◆ **Exercise instructions**: Return the whole listing exactly as it stands.

◆ **Data lines**:
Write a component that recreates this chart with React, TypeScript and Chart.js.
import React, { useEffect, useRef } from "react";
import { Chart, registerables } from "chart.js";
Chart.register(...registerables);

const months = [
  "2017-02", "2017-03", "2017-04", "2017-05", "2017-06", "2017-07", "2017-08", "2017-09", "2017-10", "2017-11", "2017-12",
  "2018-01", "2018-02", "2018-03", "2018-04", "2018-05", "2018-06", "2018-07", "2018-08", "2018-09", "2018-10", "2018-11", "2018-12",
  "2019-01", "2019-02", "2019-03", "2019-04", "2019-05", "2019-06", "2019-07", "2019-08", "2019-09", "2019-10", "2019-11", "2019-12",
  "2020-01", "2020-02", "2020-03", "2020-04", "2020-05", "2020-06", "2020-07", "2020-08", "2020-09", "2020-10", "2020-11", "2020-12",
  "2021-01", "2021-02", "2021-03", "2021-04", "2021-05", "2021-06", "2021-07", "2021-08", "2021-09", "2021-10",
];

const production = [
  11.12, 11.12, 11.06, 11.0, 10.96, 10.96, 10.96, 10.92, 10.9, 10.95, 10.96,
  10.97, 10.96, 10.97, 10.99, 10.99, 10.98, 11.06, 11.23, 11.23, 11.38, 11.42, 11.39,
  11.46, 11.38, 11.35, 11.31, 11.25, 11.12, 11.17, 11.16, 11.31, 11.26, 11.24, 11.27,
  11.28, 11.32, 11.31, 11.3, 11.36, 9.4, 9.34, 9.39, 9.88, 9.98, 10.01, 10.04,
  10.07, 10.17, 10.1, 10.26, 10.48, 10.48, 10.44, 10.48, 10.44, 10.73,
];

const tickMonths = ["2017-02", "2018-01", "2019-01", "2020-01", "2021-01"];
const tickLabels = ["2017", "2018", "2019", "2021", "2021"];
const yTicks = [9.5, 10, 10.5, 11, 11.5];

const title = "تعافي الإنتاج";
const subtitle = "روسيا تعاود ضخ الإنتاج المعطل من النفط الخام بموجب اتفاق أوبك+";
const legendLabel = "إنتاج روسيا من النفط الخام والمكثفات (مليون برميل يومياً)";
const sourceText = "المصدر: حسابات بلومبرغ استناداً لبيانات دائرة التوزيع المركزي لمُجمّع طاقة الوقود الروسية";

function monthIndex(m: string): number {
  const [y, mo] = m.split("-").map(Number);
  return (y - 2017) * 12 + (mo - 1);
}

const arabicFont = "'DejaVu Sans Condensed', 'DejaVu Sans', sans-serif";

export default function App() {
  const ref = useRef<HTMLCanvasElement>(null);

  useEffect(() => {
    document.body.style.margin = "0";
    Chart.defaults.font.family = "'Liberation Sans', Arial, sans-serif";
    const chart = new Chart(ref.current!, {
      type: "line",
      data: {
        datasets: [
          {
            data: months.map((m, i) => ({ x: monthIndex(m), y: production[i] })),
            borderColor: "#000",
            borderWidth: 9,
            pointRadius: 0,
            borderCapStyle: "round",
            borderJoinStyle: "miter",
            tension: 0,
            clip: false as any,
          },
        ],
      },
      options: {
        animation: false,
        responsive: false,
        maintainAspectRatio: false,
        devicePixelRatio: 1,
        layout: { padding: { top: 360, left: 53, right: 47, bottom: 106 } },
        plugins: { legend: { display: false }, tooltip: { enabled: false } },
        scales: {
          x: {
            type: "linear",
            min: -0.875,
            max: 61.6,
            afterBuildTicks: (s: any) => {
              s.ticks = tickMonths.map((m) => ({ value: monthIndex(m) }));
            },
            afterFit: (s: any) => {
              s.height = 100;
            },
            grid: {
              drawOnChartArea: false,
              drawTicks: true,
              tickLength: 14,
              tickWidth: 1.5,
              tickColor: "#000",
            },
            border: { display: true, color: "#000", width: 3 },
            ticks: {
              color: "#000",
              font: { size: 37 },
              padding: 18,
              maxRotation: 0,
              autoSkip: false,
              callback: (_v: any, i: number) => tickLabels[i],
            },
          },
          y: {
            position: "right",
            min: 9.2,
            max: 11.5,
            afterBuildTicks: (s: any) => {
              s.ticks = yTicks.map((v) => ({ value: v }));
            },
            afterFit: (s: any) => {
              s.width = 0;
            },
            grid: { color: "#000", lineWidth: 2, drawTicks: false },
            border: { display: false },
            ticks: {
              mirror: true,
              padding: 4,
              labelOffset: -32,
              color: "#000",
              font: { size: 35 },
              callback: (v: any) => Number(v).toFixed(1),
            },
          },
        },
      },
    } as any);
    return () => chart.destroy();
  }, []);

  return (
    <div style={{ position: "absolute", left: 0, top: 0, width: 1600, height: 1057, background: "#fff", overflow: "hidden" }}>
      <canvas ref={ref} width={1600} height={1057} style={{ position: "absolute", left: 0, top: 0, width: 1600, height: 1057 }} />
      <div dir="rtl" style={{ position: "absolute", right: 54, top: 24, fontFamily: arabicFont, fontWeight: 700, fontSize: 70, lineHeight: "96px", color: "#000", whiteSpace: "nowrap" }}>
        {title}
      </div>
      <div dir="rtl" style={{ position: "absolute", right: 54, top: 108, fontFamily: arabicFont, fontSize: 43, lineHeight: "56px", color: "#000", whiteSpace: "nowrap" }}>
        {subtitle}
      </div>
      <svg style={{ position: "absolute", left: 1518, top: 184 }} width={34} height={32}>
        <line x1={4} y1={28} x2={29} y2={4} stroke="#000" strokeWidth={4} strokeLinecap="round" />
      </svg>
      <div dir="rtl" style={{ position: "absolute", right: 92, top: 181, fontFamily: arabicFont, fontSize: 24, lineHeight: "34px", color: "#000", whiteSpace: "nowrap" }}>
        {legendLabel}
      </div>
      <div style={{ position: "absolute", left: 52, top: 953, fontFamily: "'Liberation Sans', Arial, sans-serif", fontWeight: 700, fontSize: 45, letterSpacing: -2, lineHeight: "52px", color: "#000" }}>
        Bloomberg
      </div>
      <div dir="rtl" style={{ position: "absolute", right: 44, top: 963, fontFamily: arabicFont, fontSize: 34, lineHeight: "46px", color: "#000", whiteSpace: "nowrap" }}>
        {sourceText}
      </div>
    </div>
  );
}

◆ **Written answer**:
Write a component that recreates this chart with React, TypeScript and Chart.js.
import React, { useEffect, useRef } from "react";
import { Chart, registerables } from "chart.js";
Chart.register(...registerables);

const months = [
  "2017-02", "2017-03", "2017-04", "2017-05", "2017-06", "2017-07", "2017-08", "2017-09", "2017-10", "2017-11", "2017-12",
  "2018-01", "2018-02", "2018-03", "2018-04", "2018-05", "2018-06", "2018-07", "2018-08", "2018-09", "2018-10", "2018-11", "2018-12",
  "2019-01", "2019-02", "2019-03", "2019-04", "2019-05", "2019-06", "2019-07", "2019-08", "2019-09", "2019-10", "2019-11", "2019-12",
  "2020-01", "2020-02", "2020-03", "2020-04", "2020-05", "2020-06", "2020-07", "2020-08", "2020-09", "2020-10", "2020-11", "2020-12",
  "2021-01", "2021-02", "2021-03", "2021-04", "2021-05", "2021-06", "2021-07", "2021-08", "2021-09", "2021-10",
];

const production = [
  11.12, 11.12, 11.06, 11.0, 10.96, 10.96, 10.96, 10.92, 10.9, 10.95, 10.96,
  10.97, 10.96, 10.97, 10.99, 10.99, 10.98, 11.06, 11.23, 11.23, 11.38, 11.42, 11.39,
  11.46, 11.38, 11.35, 11.31, 11.25, 11.12, 11.17, 11.16, 11.31, 11.26, 11.24, 11.27,
  11.28, 11.32, 11.31, 11.3, 11.36, 9.4, 9.34, 9.39, 9.88, 9.98, 10.01, 10.04,
  10.07, 10.17, 10.1, 10.26, 10.48, 10.48, 10.44, 10.48, 10.44, 10.73,
];

const tickMonths = ["2017-02", "2018-01", "2019-01", "2020-01", "2021-01"];
const tickLabels = ["2017", "2018", "2019", "2021", "2021"];
const yTicks = [9.5, 10, 10.5, 11, 11.5];

const title = "تعافي الإنتاج";
const subtitle = "روسيا تعاود ضخ الإنتاج المعطل من النفط الخام بموجب اتفاق أوبك+";
const legendLabel = "إنتاج روسيا من النفط الخام والمكثفات (مليون برميل يومياً)";
const sourceText = "المصدر: حسابات بلومبرغ استناداً لبيانات دائرة التوزيع المركزي لمُجمّع طاقة الوقود الروسية";

function monthIndex(m: string): number {
  const [y, mo] = m.split("-").map(Number);
  return (y - 2017) * 12 + (mo - 1);
}

const arabicFont = "'DejaVu Sans Condensed', 'DejaVu Sans', sans-serif";

export default function App() {
  const ref = useRef<HTMLCanvasElement>(null);

  useEffect(() => {
    document.body.style.margin = "0";
    Chart.defaults.font.family = "'Liberation Sans', Arial, sans-serif";
    const chart = new Chart(ref.current!, {
      type: "line",
      data: {
        datasets: [
          {
            data: months.map((m, i) => ({ x: monthIndex(m), y: production[i] })),
            borderColor: "#000",
            borderWidth: 9,
            pointRadius: 0,
            borderCapStyle: "round",
            borderJoinStyle: "miter",
            tension: 0,
            clip: false as any,
          },
        ],
      },
      options: {
        animation: false,
        responsive: false,
        maintainAspectRatio: false,
        devicePixelRatio: 1,
        layout: { padding: { top: 360, left: 53, right: 47, bottom: 106 } },
        plugins: { legend: { display: false }, tooltip: { enabled: false } },
        scales: {
          x: {
            type: "linear",
            min: -0.875,
            max: 61.6,
            afterBuildTicks: (s: any) => {
              s.ticks = tickMonths.map((m) => ({ value: monthIndex(m) }));
            },
            afterFit: (s: any) => {
              s.height = 100;
            },
            grid: {
              drawOnChartArea: false,
              drawTicks: true,
              tickLength: 14,
              tickWidth: 1.5,
              tickColor: "#000",
            },
            border: { display: true, color: "#000", width: 3 },
            ticks: {
              color: "#000",
              font: { size: 37 },
              padding: 18,
              maxRotation: 0,
              autoSkip: false,
              callback: (_v: any, i: number) => tickLabels[i],
            },
          },
          y: {
            position: "right",
            min: 9.2,
            max: 11.5,
            afterBuildTicks: (s: any) => {
              s.ticks = yTicks.map((v) => ({ value: v }));
            },
            afterFit: (s: any) => {
              s.width = 0;
            },
            grid: { color: "#000", lineWidth: 2, drawTicks: false },
            border: { display: false },
            ticks: {
              mirror: true,
              padding: 4,
              labelOffset: -32,
              color: "#000",
              font: { size: 35 },
              callback: (v: any) => Number(v).toFixed(1),
            },
          },
        },
      },
    } as any);
    return () => chart.destroy();
  }, []);

  return (
    <div style={{ position: "absolute", left: 0, top: 0, width: 1600, height: 1057, background: "#fff", overflow: "hidden" }}>
      <canvas ref={ref} width={1600} height={1057} style={{ position: "absolute", left: 0, top: 0, width: 1600, height: 1057 }} />
      <div dir="rtl" style={{ position: "absolute", right: 54, top: 24, fontFamily: arabicFont, fontWeight: 700, fontSize: 70, lineHeight: "96px", color: "#000", whiteSpace: "nowrap" }}>
        {title}
      </div>
      <div dir="rtl" style={{ position: "absolute", right: 54, top: 108, fontFamily: arabicFont, fontSize: 43, lineHeight: "56px", color: "#000", whiteSpace: "nowrap" }}>
        {subtitle}
      </div>
      <svg style={{ position: "absolute", left: 1518, top: 184 }} width={34} height={32}>
        <line x1={4} y1={28} x2={29} y2={4} stroke="#000" strokeWidth={4} strokeLinecap="round" />
      </svg>
      <div dir="rtl" style={{ position: "absolute", right: 92, top: 181, fontFamily: arabicFont, fontSize: 24, lineHeight: "34px", color: "#000", whiteSpace: "nowrap" }}>
        {legendLabel}
      </div>
      <div style={{ position: "absolute", left: 52, top: 953, fontFamily: "'Liberation Sans', Arial, sans-serif", fontWeight: 700, fontSize: 45, letterSpacing: -2, lineHeight: "52px", color: "#000" }}>
        Bloomberg
      </div>
      <div dir="rtl" style={{ position: "absolute", right: 44, top: 963, fontFamily: arabicFont, fontSize: 34, lineHeight: "46px", color: "#000", whiteSpace: "nowrap" }}>
        {sourceText}
      </div>
    </div>
  );
}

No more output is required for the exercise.